In a recent video recorded at the Design World studios, I teamed up with my colleague Paul Heney to review the features of a brushless-motor drive from Koford Engineering in Winchester, Ohio.
Consider some examples from Koford Engineering, which sells a full line of compact 5, 10, 15, 20, 30, and 40-A brushless motor drives. These drives pair with slotless motors or other low-inductance brushless motors and need no external inductors. One variation is detailed at motioncontroltips.com/hall-drives-brushless-motors. The control board provides electronic commutation, speed control, current limiting, direction control … and delivers tachometer output of three or six pulses per revolution with no added components (such an encoder) needed.
The control boards are preprogramed so need no user setup or adjustment. They run at 100% duty cycle. That contrasts with most brushless drives, which are limited to 95% and can’t get full rated motor performance. Part numbers are available from Koford for speeds to 200,000 rpm for two-pole motors … or 100,000 rpm for four-pole motors. There are both two and four-quadrant versions. For four-quadrant units (electrified by a power supply and not a battery) braking modules are available to absorb regenerated energy. This eliminates the need for a relay and resistor for energy absorption.
Open and closed-loop versions are available. In standalone operation, there’s an optional speed pot. For digital operation, the drive can connect to a microcontroller of 5 V or 3.3 V with a 5-V interface.
Speed input is with a 0-to-5-V analog input (of less than 1 mA). Otherwise, speed input is through a 100 Hz to 100 kHz square wave with variable duty cycle. To run an application that goes in a single direction — as in a pump or beam chopper — all the drive needs is connection of power, the three motor leads, and the 0-to-5-V speed input or speed pot. If the application needs reversible operation, a SPDT switch can be added between P- and DR. Otherwise a 0 or 5-volt signal from a microcontroller to DR works.
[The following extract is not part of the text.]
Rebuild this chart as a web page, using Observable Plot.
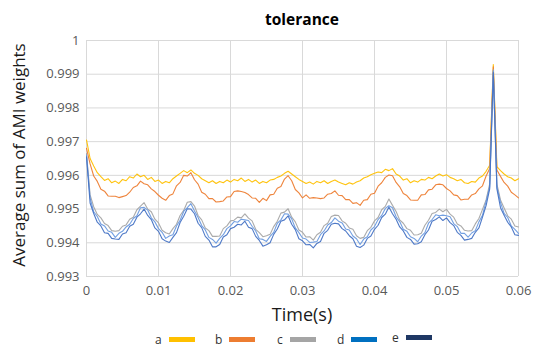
<!DOCTYPE html>
<html>
<head>
<meta charset="utf-8">
<script src="https://cdn.jsdelivr.net/npm/d3@7"></script>
<script src="https://cdn.jsdelivr.net/npm/@observablehq/plot@0.6"></script>
<style>
  html, body { margin: 0; padding: 0; background: #fff; }
  body { width: 537px; height: 350px; position: relative; overflow: hidden; font-family: "Open Sans", "Noto Sans", sans-serif; }
  #title { position: absolute; left: 202px; width: 200px; top: 8px; text-align: center; font-weight: bold; font-size: 15.5px; color: #000; }
  #chart { position: absolute; left: 0; top: 30px; }
  #ylabel { position: absolute; left: 18px; top: 155px; transform: translate(-50%, -50%) rotate(-90deg); white-space: nowrap; font-size: 17px; color: #1a1a1a; }
  #xlabel { position: absolute; left: 252px; width: 100px; top: 302px; text-align: center; font-size: 18px; color: #1a1a1a; }
  .leg { position: absolute; top: 331px; font-size: 12px; color: #333; display: flex; align-items: center; }
  .leg span.sw { display: inline-block; width: 26px; height: 5px; margin-left: 7px; }
</style>
</head>
<body>
<div id="title">tolerance</div>
<div id="chart"></div>
<div id="ylabel">Average sum of AMI weights</div>
<div id="xlabel">Time(s)</div>
<div id="legend"></div>
<script>
// ---- data ----
const seriesNames = ["a", "b", "c", "d", "e"];
const legendColors = ["#FFC000", "#ED7D31", "#A5A5A5", "#0070C0", "#1F3864"];
const lineColors = ["#FFC000", "#ED7D31", "#A5A5A5", "#6C9BE0", "#4472C4"];
const xTicks = [0, 0.01, 0.02, 0.03, 0.04, 0.05, 0.06];
const xTickLabels = ["0", "0.01", "0.02", "0.03", "0.04", "0.05", "0.06"];
const yTicks = [0.993, 0.994, 0.995, 0.996, 0.997, 0.998, 0.999, 1];
const yTickLabels = ["0.993", "0.994", "0.995", "0.996", "0.997", "0.998", "0.999", "1"];
const timeStep = 0.0005; // sample spacing (s)

const a = [0.99705,0.99650,0.99628,0.99608,0.99596,0.99585,0.99590,0.99578,0.99583,0.99576,
0.99588,0.99584,0.99596,0.99592,0.99604,0.99596,0.99600,0.99588,0.99594,0.99582,
0.99586,0.99576,0.99582,0.99578,0.99590,0.99598,0.99606,0.99614,0.99608,0.99616,
0.99606,0.99600,0.99590,0.99584,0.99578,0.99584,0.99576,0.99582,0.99578,0.99586,
0.99580,0.99588,0.99584,0.99592,0.99582,0.99588,0.99580,0.99586,0.99576,0.99582,
0.99578,0.99586,0.99588,0.99594,0.99598,0.99606,0.99612,0.99604,0.99596,0.99588,
0.99582,0.99576,0.99580,0.99574,0.99582,0.99578,0.99584,0.99576,0.99582,0.99586,
0.99580,0.99576,0.99572,0.99578,0.99574,0.99580,0.99584,0.99592,0.99596,0.99602,
0.99606,0.99610,0.99608,0.99618,0.99614,0.99620,0.99604,0.99598,0.99586,0.99590,
0.99578,0.99584,0.99580,0.99588,0.99586,0.99594,0.99590,0.99598,0.99604,0.99598,
0.99602,0.99594,0.99590,0.99584,0.99588,0.99578,0.99576,0.99582,0.99580,0.99592,
0.99598,0.99612,0.99630,0.99929,0.99626,0.99614,0.99604,0.99596,0.99592,0.99584,
0.99590];

const b = [0.99680,0.99634,0.99598,0.99582,0.99559,0.99553,0.99539,0.99538,0.99538,0.99534,
0.99537,0.99540,0.99550,0.99564,0.99569,0.99583,0.99575,0.99572,0.99560,0.99552,
0.99541,0.99532,0.99526,0.99540,0.99545,0.99569,0.99579,0.99600,0.99598,0.99608,
0.99587,0.99574,0.99550,0.99544,0.99531,0.99531,0.99521,0.99522,0.99524,0.99536,
0.99537,0.99552,0.99554,0.99552,0.99549,0.99543,0.99533,0.99532,0.99520,0.99532,
0.99525,0.99542,0.99544,0.99562,0.99567,0.99589,0.99599,0.99584,0.99558,0.99548,
0.99533,0.99542,0.99532,0.99534,0.99533,0.99531,0.99533,0.99544,0.99546,0.99554,
0.99541,0.99540,0.99528,0.99528,0.99517,0.99519,0.99511,0.99526,0.99528,0.99544,
0.99547,0.99568,0.99578,0.99594,0.99601,0.99599,0.99579,0.99566,0.99546,0.99540,
0.99527,0.99526,0.99526,0.99542,0.99543,0.99557,0.99559,0.99572,0.99574,0.99572,
0.99561,0.99554,0.99542,0.99540,0.99527,0.99529,0.99529,0.99542,0.99546,0.99560,
0.99569,0.99598,0.99620,0.99922,0.99616,0.99597,0.99579,0.99568,0.99550,0.99542,
0.99533];

const c = [0.99665,0.99542,0.99507,0.99484,0.99474,0.99457,0.99451,0.99436,0.99434,0.99436,
0.99449,0.99453,0.99470,0.99476,0.99498,0.99509,0.99519,0.99500,0.99492,0.99470,
0.99459,0.99437,0.99430,0.99426,0.99442,0.99455,0.99481,0.99496,0.99520,0.99522,
0.99509,0.99481,0.99468,0.99444,0.99436,0.99419,0.99419,0.99420,0.99442,0.99450,
0.99465,0.99467,0.99476,0.99474,0.99486,0.99473,0.99465,0.99440,0.99430,0.99418,
0.99421,0.99425,0.99448,0.99464,0.99488,0.99491,0.99501,0.99476,0.99462,0.99438,
0.99431,0.99417,0.99418,0.99408,0.99424,0.99431,0.99451,0.99458,0.99478,0.99482,
0.99481,0.99465,0.99458,0.99444,0.99440,0.99421,0.99413,0.99416,0.99436,0.99446,
0.99465,0.99475,0.99498,0.99508,0.99530,0.99511,0.99493,0.99468,0.99458,0.99442,
0.99437,0.99423,0.99424,0.99428,0.99452,0.99467,0.99487,0.99490,0.99500,0.99492,
0.99499,0.99485,0.99476,0.99456,0.99450,0.99437,0.99435,0.99436,0.99456,0.99472,
0.99499,0.99527,0.99575,0.99914,0.99574,0.99527,0.99503,0.99480,0.99470,0.99450,
0.99447];

const d = [0.99660,0.99533,0.99492,0.99478,0.99456,0.99450,0.99435,0.99431,0.99416,0.99428,
0.99434,0.99447,0.99455,0.99472,0.99480,0.99504,0.99505,0.99497,0.99474,0.99462,
0.99442,0.99431,0.99413,0.99420,0.99424,0.99450,0.99467,0.99493,0.99504,0.99516,
0.99494,0.99475,0.99451,0.99438,0.99416,0.99410,0.99399,0.99413,0.99424,0.99442,
0.99450,0.99463,0.99461,0.99470,0.99468,0.99466,0.99449,0.99435,0.99412,0.99410,
0.99404,0.99419,0.99431,0.99458,0.99468,0.99486,0.99485,0.99471,0.99444,0.99430,
0.99414,0.99411,0.99401,0.99402,0.99404,0.99424,0.99435,0.99453,0.99460,0.99474,
0.99464,0.99459,0.99441,0.99438,0.99420,0.99412,0.99395,0.99411,0.99418,0.99438,
0.99448,0.99469,0.99481,0.99502,0.99510,0.99504,0.99477,0.99463,0.99440,0.99434,
0.99418,0.99413,0.99403,0.99420,0.99430,0.99458,0.99469,0.99483,0.99480,0.99482,
0.99480,0.99477,0.99457,0.99448,0.99428,0.99428,0.99417,0.99429,0.99436,0.99462,
0.99482,0.99523,0.99566,0.99910,0.99566,0.99520,0.99487,0.99475,0.99450,0.99440,
0.99428];

const e = [0.99655,0.99518,0.99487,0.99461,0.99450,0.99430,0.99428,0.99413,0.99411,0.99410,
0.99426,0.99430,0.99449,0.99455,0.99476,0.99486,0.99500,0.99481,0.99469,0.99444,
0.99434,0.99412,0.99405,0.99401,0.99416,0.99430,0.99460,0.99479,0.99501,0.99500,
0.99486,0.99458,0.99445,0.99419,0.99408,0.99388,0.99388,0.99395,0.99417,0.99424,
0.99442,0.99446,0.99455,0.99453,0.99464,0.99446,0.99442,0.99419,0.99407,0.99390,
0.99394,0.99400,0.99425,0.99441,0.99464,0.99468,0.99480,0.99455,0.99439,0.99412,
0.99406,0.99394,0.99395,0.99385,0.99398,0.99404,0.99428,0.99437,0.99455,0.99458,
0.99456,0.99442,0.99435,0.99421,0.99412,0.99390,0.99386,0.99393,0.99413,0.99420,
0.99440,0.99452,0.99475,0.99485,0.99506,0.99486,0.99470,0.99447,0.99435,0.99416,
0.99410,0.99396,0.99397,0.99403,0.99424,0.99438,0.99464,0.99469,0.99477,0.99466,
0.99474,0.99460,0.99451,0.99431,0.99422,0.99408,0.99410,0.99413,0.99431,0.99444,
0.99476,0.99510,0.99560,0.99905,0.99560,0.99504,0.99482,0.99461,0.99447,0.99424,
0.99422];

const seriesValues = [a, b, c, d, e];

// ---- build table ----
const rows = [];
seriesValues.forEach((vals, s) => {
  vals.forEach((v, i) => rows.push({series: seriesNames[s], t: i * timeStep, v}));
});

const chart = Plot.plot({
  width: 537,
  height: 300,
  marginLeft: 86,
  marginRight: 19,
  marginTop: 10,
  marginBottom: 54,
  style: {fontFamily: "'Open Sans', 'Noto Sans', sans-serif", fontSize: "13px", color: "#595959", background: "#fff"},
  x: {domain: [0, 0.06], ticks: xTicks, tickFormat: t => xTickLabels[xTicks.indexOf(t)], tickSize: 0, tickPadding: 9, label: null},
  y: {domain: [0.993, 1], ticks: yTicks, tickFormat: t => yTickLabels[yTicks.indexOf(t)], tickSize: 0, tickPadding: 7, label: null},
  color: {domain: seriesNames, range: lineColors},
  marks: [
    Plot.gridX(xTicks, {stroke: "#d9d9d9", strokeOpacity: 1}),
    Plot.gridY(yTicks, {stroke: "#d9d9d9", strokeOpacity: 1}),
    Plot.line(rows, {x: "t", y: "v", z: "series", stroke: "series", strokeWidth: 1.1, strokeOpacity: 0.95})
  ]
});
document.getElementById("chart").appendChild(chart);

// ---- legend ----
const legendX = [155, 215, 277, 337, 392];
const leg = document.getElementById("legend");
seriesNames.forEach((n, i) => {
  const div = document.createElement("div");
  div.className = "leg";
  div.style.left = legendX[i] + "px";
  if (n === "e") div.style.top = "329px";
  div.innerHTML = `<span>${n}</span><span class="sw" style="background:${legendColors[i]}"></span>`;
  leg.appendChild(div);
});
</script>
</body>
</html>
The motor-drive sample we got accommodates a potentiometer with leads that connect to three terminals labeled P. The power supply connects to the plus and minus, and motor windings connect to A, B, and C here. As mentioned, the drive can be controlled with a speed pot, a 0 to 5-V analog signal, or a PWM signal. Users can also program the drive to run at a fixed speed with only power and ground and motor connections.
Any thermistor output from a Koford motor connects to the temperature interface and shuts the motor off if a winding temperature exceeds 130°C — and turns the motor back on when that temperature falls below 100°C. The objective is to prevent the winding temperature from exceeding 150°C but the manufacturer sets the shutoff temperature at 130°C to provide a little bit of margin. These drive connections can be left open if the motor with which it’s pairing doesn’t have temperature sensors.
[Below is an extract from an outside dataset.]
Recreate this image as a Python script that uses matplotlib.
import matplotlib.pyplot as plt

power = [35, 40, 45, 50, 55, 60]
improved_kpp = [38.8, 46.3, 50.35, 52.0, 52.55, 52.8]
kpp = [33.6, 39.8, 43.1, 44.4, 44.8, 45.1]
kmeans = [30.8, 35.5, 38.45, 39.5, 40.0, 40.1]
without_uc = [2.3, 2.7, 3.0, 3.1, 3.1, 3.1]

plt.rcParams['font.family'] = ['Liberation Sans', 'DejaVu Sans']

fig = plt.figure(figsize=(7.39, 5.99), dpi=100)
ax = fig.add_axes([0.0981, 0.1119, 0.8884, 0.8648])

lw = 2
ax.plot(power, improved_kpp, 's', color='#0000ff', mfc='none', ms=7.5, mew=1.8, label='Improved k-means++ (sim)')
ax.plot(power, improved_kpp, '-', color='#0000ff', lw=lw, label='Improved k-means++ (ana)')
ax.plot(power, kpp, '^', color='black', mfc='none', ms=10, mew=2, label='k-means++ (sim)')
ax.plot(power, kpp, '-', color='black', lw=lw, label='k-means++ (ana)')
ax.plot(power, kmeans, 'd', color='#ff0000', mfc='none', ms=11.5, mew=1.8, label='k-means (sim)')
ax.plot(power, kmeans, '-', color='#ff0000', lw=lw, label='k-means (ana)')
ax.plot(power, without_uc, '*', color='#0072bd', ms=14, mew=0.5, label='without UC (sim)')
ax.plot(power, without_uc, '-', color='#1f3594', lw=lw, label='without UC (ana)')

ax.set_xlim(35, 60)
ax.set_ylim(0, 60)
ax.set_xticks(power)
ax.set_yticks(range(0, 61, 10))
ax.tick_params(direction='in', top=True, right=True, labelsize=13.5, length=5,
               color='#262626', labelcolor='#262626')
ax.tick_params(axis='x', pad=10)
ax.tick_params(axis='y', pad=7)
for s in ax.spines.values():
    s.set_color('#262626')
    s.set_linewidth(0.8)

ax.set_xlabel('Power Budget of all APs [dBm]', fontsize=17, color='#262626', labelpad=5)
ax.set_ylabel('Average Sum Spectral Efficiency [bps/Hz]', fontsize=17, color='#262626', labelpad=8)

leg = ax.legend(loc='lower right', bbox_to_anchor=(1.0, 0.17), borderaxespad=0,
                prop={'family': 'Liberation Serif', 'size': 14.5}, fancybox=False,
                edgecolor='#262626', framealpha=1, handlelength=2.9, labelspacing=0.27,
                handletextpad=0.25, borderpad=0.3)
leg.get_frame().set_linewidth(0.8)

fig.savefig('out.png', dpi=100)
The best setups mount the drive to an aluminum chassis or frame or heat sink. Drives get hottest under high currents, low duty cycles, and continuous operation. Heat sinks are probably unnecessary if the application runs at 100% duty cycle with normal indoor ambient temperature; if current is low compared to rated current; or if the application is intermittent with on and off times of a about a minute or longer. For hot environments, forced-air cooling directed at the board is useful. For long-term reliability, it’s best to prevent the hottest spot on the board from exceeding 100° C — verifiable with a portable infrared thermometer.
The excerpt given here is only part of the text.